The embodiment of FIG. 3C can be configured to be operated by a local control system that can be cloud based, or based on an EMS server. In this configuration one, two, three or more, ten, ten or more pumper trucks (each with its respective sprinkler towers) are configured in an area at risk for fire. This group of pumper-truck-tower-systems can be controlled by a firefighter at the area, or remotely. Each of these pumper-truck-tower-systems can have one, two, three or more sprinkler tower systems associated with each pumper truck. This configuration greatly reduces the number of firefighting personnel that are need to be on the ground in the area at risk. For example, if one or two firefighters are need for each pumper truck, depending upon the size and number of sprinkler tower systems for each pumper truck, the configuration can reduce the number of firefighters needed to effectively protect the area at risk by 5 or more, 6 or more 7 or more, 10 or more, from 5 to 12, and fewer or greater numbers.

Thus, it is believed that each embodiment of the configuration of the pumper-truck-tower-systems (e.g., FIG. 3A), is equal to 3 to 12 fire fighter equivalents, 4 to 7 fire fighter equivalents, 5 to 10 firefighter equivalents. A firefighter equivalent is the number of firefights that are no longer necessary, and thus replaced by the pumper-truck-tower-systems, to safely and effectively provide the same level of fire protection for a specific area.

Thus, these pumper-truck-tower-systems can be a significant force multiplier, and also greatly reduce the risks to fire fighters.

It is noted that there is no requirement to provide or address the theory underlying the novel and groundbreaking performance or other beneficial features and properties that are the subject of, or associated with, embodiments of the present inventions. Nevertheless, various theories are provided in this specification to further advance the art in this important area, and in particular in the important area of lasers, laser processing and laser applications. These theories put forth in this specification, and unless expressly stated otherwise, in no way limit, restrict or narrow the scope of protection to be afforded the claimed inventions. These theories many not be required or practiced to utilize the present inventions. It is further understood that the present inventions may lead to new, and heretofore unknown theories to explain the operation, function and features of embodiments of the methods, articles, materials, devices and system of the present inventions; and such later developed theories shall not limit the scope of protection afforded the present inventions.
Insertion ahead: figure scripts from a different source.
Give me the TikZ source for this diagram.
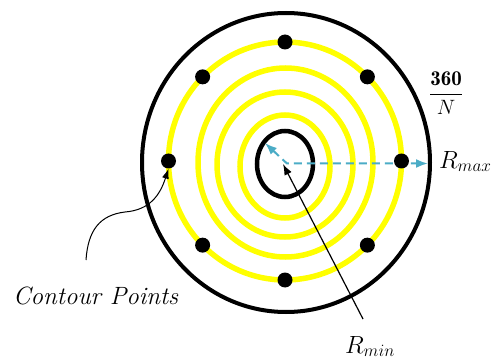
\documentclass[tikz,border=0pt]{standalone}
\usepackage{fontspec}
\usepackage{amsmath}
\usepackage{xcolor}
\usepackage{tikz}
\usetikzlibrary{arrows.meta,positioning,calc}
\definecolor{ringyellow}{HTML}{FFFF00}
\definecolor{arrowblue}{HTML}{4BACC6}

\begin{document}
\begin{tikzpicture}[x=1pt,y=-1pt, ring/.style={draw=ringyellow,line width=5.5pt}, rim/.style={draw=black,line width=4pt}, dot/.style={circle,fill=black,inner sep=0pt,minimum size=15pt}, lbl/.style={font=\fontsize{24}{28}\selectfont,inner sep=0pt}]
\useasboundingbox (0,0) rectangle (499,361);
% disc, sweep rings, hub
\draw[rim] (286,162.5) ellipse [x radius=144pt,y radius=149.5pt];
\draw[ring] (285,161) ellipse [x radius=116.5pt,y radius=119pt];
\draw[ring] (285.5,162.5) ellipse [x radius=87.5pt,y radius=94.5pt];
\draw[ring] (285,164.5) ellipse [x radius=68pt,y radius=72.5pt];
\draw[ring] (285,166.5) ellipse [x radius=45pt,y radius=51.5pt];
\draw[rim,line width=4.5pt] (285,164) ellipse [x radius=28pt,y radius=33pt];
% radii
\coordinate (c) at (281,158); \coordinate (ul) at (265,143); \coordinate (k) at (287,163.5); \coordinate (re) at (428,163.5);
\draw[arrowblue,line width=2pt,dash pattern=on 8pt off 5pt,{Latex[length=12pt,width=9pt]}-{Latex[length=12pt,width=9pt]}] (ul) -- (c) -- (k) -- (re);
\foreach \a in {0,45,...,315} \node[dot] (p\a) at ($(285,161)+(\a:116.5pt and 119pt)$) {};
% labels
\node[lbl,anchor=base west] (rmax) at (439,168) {$R_{max}$};
\node[lbl,anchor=base west] (rmin) at (345,353) {$R_{min}$};
\node[lbl,font=\fontsize{25}{28}\selectfont,anchor=base west] (cp) at (13,304) {\textit{Contour Points}};
\node[font=\fontsize{21}{24}\selectfont,inner sep=0pt] (ang) at (446,93) {$\dfrac{\mathbf{360}}{N}$};
\coordinate (rt) at (363,319); \coordinate (hub) at (283,164); \coordinate (ct) at (86,260);
\draw[line width=1.2pt,-{Latex[length=11pt,width=8pt]}] (rt) -- (hub);
\draw[line width=1pt,-{Latex[length=10pt,width=7pt]}] (ct) .. controls (88,230) and (100,215) .. (125,212) .. controls (150,210) and (160,195) .. (p180.south);
\end{tikzpicture}
\end{document}
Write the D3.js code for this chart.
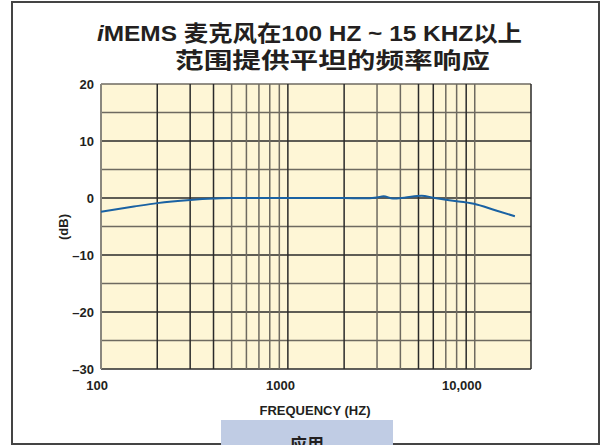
<!DOCTYPE html>
<html>
<head>
<meta charset="utf-8">
<script src="https://cdn.jsdelivr.net/npm/d3@7"></script>
<style>
  body { margin: 0; background: #fff; }
  svg text { font-family: 'Liberation Sans Narrow', 'Liberation Sans', 'Noto Sans CJK SC', sans-serif; font-weight: bold; fill: #231f20; }
</style>
</head>
<body>
<div id="root"></div>
<script>
// frequency response
const freqs = [100, 150, 200, 300, 400, 500, 700, 1000, 1500, 2000, 2500, 3000, 3250, 3650, 4200, 5200, 6000, 7300, 9900, 13000, 16400]
const dbValues = [-2.4, -1.5, -0.9, -0.35, -0.1, 0, 0, 0, 0, 0, -0.05, 0.1, 0.3, -0.1, 0.05, 0.4, 0.05, -0.4, -1.0, -2.2, -3.2]

const yTicks = [20, 10, 0, -10, -20, -30]
const yGrid = [20, 15, 10, 5, 0, -5, -10, -15, -20, -25, -30]
const xLabels = [100, 1000, 10000]
const xLabelText = ['100', '1000', '10,000']
const xGrid = [100, 200, 300, 400, 500, 600, 700, 800, 900,
  1000, 2000, 3000, 4000, 5000, 6000, 7000, 8000, 9000, 10000, 20000]
// some grid lines print darker than others in the original
const xDark = [200, 300, 400, 1000, 2000, 5000, 6000, 9000, 20000]
const yDark = [10, 0, -10, -20, -30]

const dimensions = {
  width: 601,
  height: 445,
  plot: { left: 101, right: 531, top: 84, bottom: 369 }
}

const svg = d3.select('#root').append('svg')
  .attr('width', dimensions.width)
  .attr('height', dimensions.height)

const xScale = d3.scaleLog()
  .domain([100, 20000])
  .range([dimensions.plot.left, dimensions.plot.right])
const yScale = d3.scaleLinear()
  .domain([-30, 20])
  .range([dimensions.plot.bottom, dimensions.plot.top])

// outer frame
svg.append('rect')
  .attr('x', 12).attr('y', 2)
  .attr('width', 587).attr('height', 442)
  .attr('fill', 'none')
  .attr('stroke', '#444')
  .attr('stroke-width', 2)

// title
const title = svg.append('g')
title.append('text')
  .attr('x', 97).attr('y', 41)
  .attr('textLength', 425)
  .attr('lengthAdjust', 'spacingAndGlyphs')
  .style('font-size', '22px')
  .call(t => {
    t.append('tspan').style('font-style', 'italic').text('i')
    t.append('tspan').text('MEMS 麦克风在100 HZ ~ 15 KHZ以上')
  })
title.append('text')
  .attr('x', 175).attr('y', 68)
  .attr('textLength', 315)
  .attr('lengthAdjust', 'spacingAndGlyphs')
  .style('font-size', '22px')
  .text('范围提供平坦的频率响应')

// plot background
svg.append('rect')
  .attr('x', dimensions.plot.left)
  .attr('y', dimensions.plot.top)
  .attr('width', dimensions.plot.right - dimensions.plot.left)
  .attr('height', dimensions.plot.bottom - dimensions.plot.top)
  .attr('fill', '#fef6d6')

const grid = svg.append('g')
grid.selectAll('line.h')
  .data(yGrid)
  .join('line')
  .attr('class', 'h')
  .attr('x1', dimensions.plot.left)
  .attr('x2', dimensions.plot.right)
  .attr('y1', d => yScale(d))
  .attr('y2', d => yScale(d))
  .attr('stroke', d => yDark.includes(d) ? '#2a2a2a' : '#6e6a60')
  .attr('stroke-width', 1.5)
grid.selectAll('line.v')
  .data(xGrid)
  .join('line')
  .attr('class', 'v')
  .attr('x1', d => xScale(d))
  .attr('x2', d => xScale(d))
  .attr('y1', dimensions.plot.top)
  .attr('y2', dimensions.plot.bottom)
  .attr('stroke', d => xDark.includes(d) ? '#2a2a2a' : '#6e6a60')
  .attr('stroke-width', 1.5)
// left edge is grey in the print
grid.append('line')
  .attr('x1', dimensions.plot.left).attr('x2', dimensions.plot.left)
  .attr('y1', dimensions.plot.top).attr('y2', dimensions.plot.bottom)
  .attr('stroke', '#8a877e').attr('stroke-width', 2)

// response curve
const line = d3.line()
  .x((d, i) => xScale(freqs[i]))
  .y(d => yScale(d))
  .curve(d3.curveMonotoneX)
svg.append('path')
  .datum(dbValues)
  .attr('d', line)
  .attr('fill', 'none')
  .attr('stroke', '#1a62a3')
  .attr('stroke-width', 2)

// y labels
svg.append('g').selectAll('text')
  .data(yTicks)
  .join('text')
  .attr('x', 94)
  .attr('y', d => yScale(d))
  .attr('dy', '0.35em')
  .attr('text-anchor', 'end')
  .style('font-size', '13px')
  .text(d => d < 0 ? '–' + Math.abs(d) : d)

// x labels
svg.append('g').selectAll('text')
  .data(xLabels)
  .join('text')
  .attr('x', d => xScale(d) + 7)
  .attr('y', 390)
  .attr('text-anchor', 'end')
  .style('font-size', '13px')
  .text((d, i) => xLabelText[i])

svg.append('text')
  .attr('x', 315).attr('y', 415)
  .attr('text-anchor', 'middle')
  .style('font-size', '13px')
  .text('FREQUENCY (HZ)')

svg.append('text')
  .attr('transform', 'translate(68, 227) rotate(-90)')
  .attr('text-anchor', 'middle')
  .style('font-size', '13px')
  .text('(dB)')

// tab at the bottom
svg.append('rect')
  .attr('x', 221).attr('y', 420)
  .attr('width', 172).attr('height', 26)
  .attr('fill', '#c0cce4')
svg.append('text')
  .attr('x', 307).attr('y', 451)
  .attr('text-anchor', 'middle')
  .style('font-size', '17px')
  .text('应用')
</script>
</body>
</html>
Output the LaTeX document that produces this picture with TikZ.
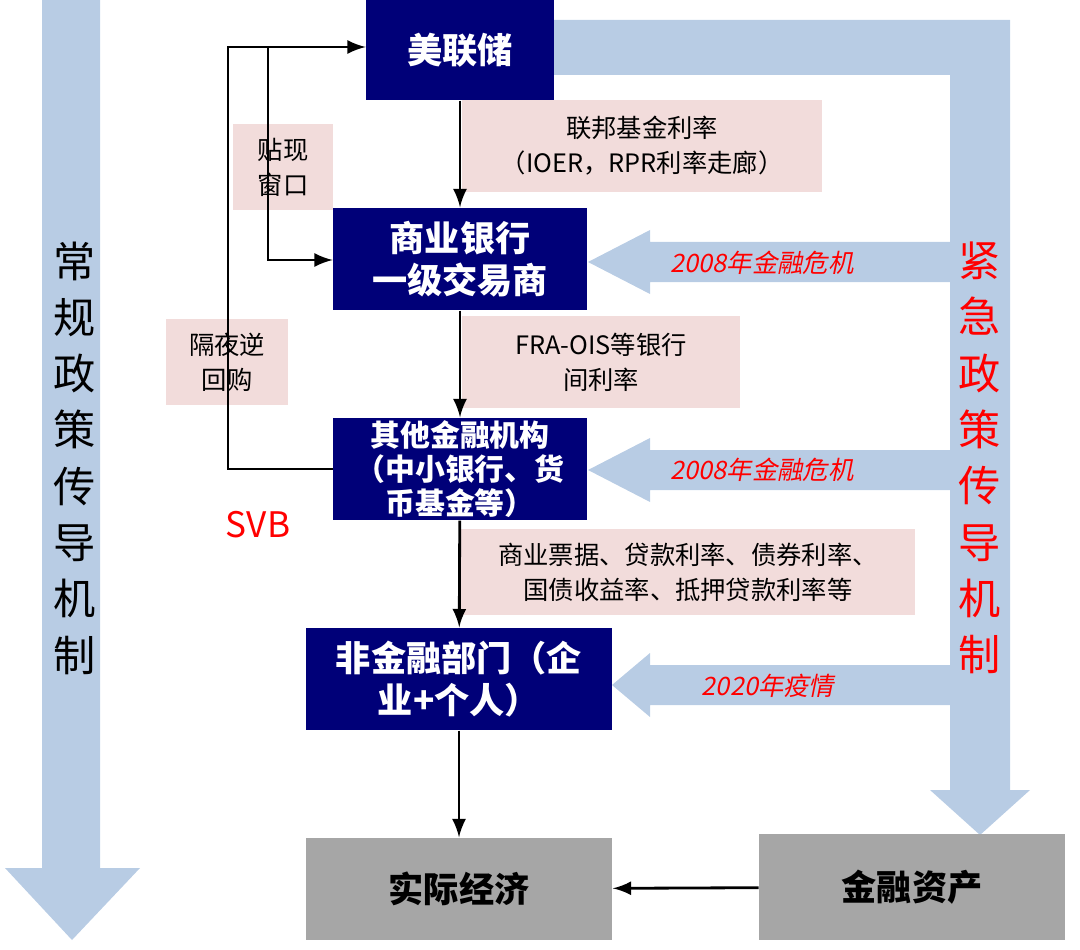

The various embodiments of networks, systems for providing and displaying data and information set forth in this specification may be used in the above identified fields and in various other fields. Additionally, these embodiments, for example, may be used with: existing networks, emergency systems, social media systems, alert systems, broadcast systems, as well as other existing equipment; future systems and activities; and such items that may be modified, in-part, based on the teachings of this specification. Further, the various embodiments set forth in this specification may be used with each other in different and various combinations. Thus, for example, the configurations provided in the various embodiments of this specification may be used with each other. For example, the components of an embodiment having A, A′ and B and the components of an embodiment having A″, C and D can be used with each other in various combinations, e.g., A, C, D, and A. A″ C and D, etc., in accordance with the teaching of this Specification. The scope of protection afforded the present inventions should not be limited to a particular embodiment, configuration or arrangement that is set forth in a particular embodiment, example, or in an embodiment in a particular Figure.

The invention may be embodied in other forms than those specifically disclosed herein without departing from its spirit or essential characteristics. The described embodiments are to be considered in all respects only as illustrative and not restrictive.